Key grievances included:
Young people being stopped, searched, intimidated, or arrested without due process.
Extortion or theft of personal possessions.
Torture, sexual violence, and other severe human rights abuses.
A sense of impunity: limited accountability, minimal justice.
🔥 October 8, 2020: Nationwide Outcry Begins
This was the moment Nigeria’s youth stepped into the streets.
Lagos: Hundreds gathered at the gates of the Lagos State Governor’s House (Alausa, Ikeja), many staying overnight, demanding SARS be disbanded. Local celebrities, including Falz, Runtown, Tiwa Savage, Wurld, DJ Spinall, and others, showed up with placards and strong messages.
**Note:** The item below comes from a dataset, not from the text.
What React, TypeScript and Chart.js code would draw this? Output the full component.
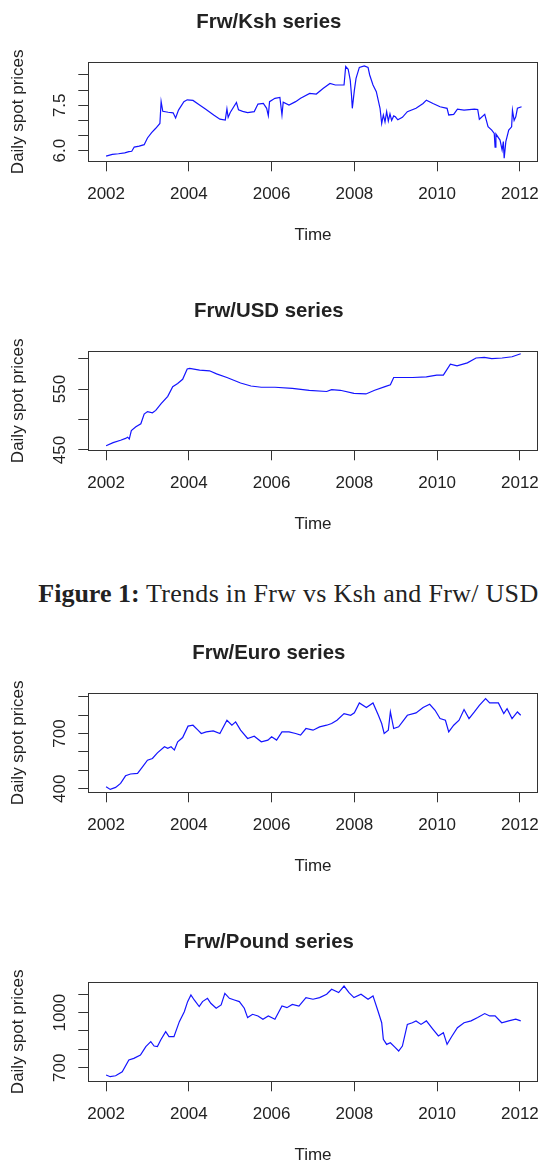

Abuja: Demonstrators in the nation’s capital faced tear gas from security forces. Even there, protestors carried signs calling for respect for human rights and police reform.
The demonstration was peaceful but resolute — chanting, singing, holding month-old injustices up for national scrutiny.
🎤 Voices Join In
Early on October 8, major Nigerian artists publicly supported the movement:
Falz, Runtown, Tiwa Savage, Wurld, DJ Spinall, among others, joined the crowds, carrying banners like “No to SARS.”
Their involvement amplified the message far beyond physical protests — driving tweets, Instagram posts, and media coverage that turned #EndSARS into a national and global phenomenon.
🔍 Key Demands
Though initially focused on ending SARS, by October 8 many protesters had already articulated broader demands. These included:
1. Disbanding SARS and removing its officers without accountability.
2. Justice for victims of police brutality, including compensation and investigations.
3. Wider police reform: retraining, oversight, banning certain brutal methods.
4. More accountability and transparency in government.
5. Addressing systemic corruption and inequality that enabled abuses.
🌍 Spread & Significance
Within days, what began in Lagos and Abuja spread to other major cities — Port Harcourt, Ibadan, Ogbomosho, Enugu — and state capitals across the country. Online, hashtags like #EndSARS, #EndBadGovernment, and #EndCorruption gained climbing traction.
Reports also indicate that while many participants were peaceful, some opportunistic violence occurred — clashes, property damage, confrontations with security forces. Authorities responded with curfews in several jurisdictions.
⚖️ Aftermath & Continuing Impact
Although SARS was officially disbanded by the Nigerian government a few days later (October 11), many protesters saw this as only a first step, since many officers were later reassigned to other units.
October 8 became a symbol — the day Nigerian youth collectively said “no more”. Three years later:
Many victims remain without meaningful justice. Human Rights Watch and Amnesty International report prolonged delays in investigations, verdicts, or reparations.
#EndSARS also galvanized a new generation of civic activism — digital tools, social media, global solidarity, diaspora activism.
The date is remembered in vigils, art, and continuing campaigns for police reform.
🔑 Why October 8 Still Matters
It exposed long-ignored grievances: extra-judicial violence, corruption, selective enforcement of law, youth exclusion.
It illustrated the power of a leaderless, social-media-driven movement: where collective outrage, live streams, hashtags could force national conversation and policy promises.
It cast a spotlight globally — inviting scrutiny over human rights practices, transparency, police reform.
It reshaped how Nigerian youth see themselves: no longer passive observers, but active agents who can demand accountability.
✅ Conclusion
October 8, 2020, stands as the ignition point of the #EndSARS movement. It wasn’t just a protest. It was a statement: that Nigeria’s youth, fueled by digital tools, moral conviction, and intolerable injustice, would not be silenced. The reverberations of that day are still felt — in demands for accountability, in cultural memory, in ongoing debates over governance. For Nigeria, for Africa, October 8 remains a reminder that change begins when enough people say: we will no longer accept the status quo.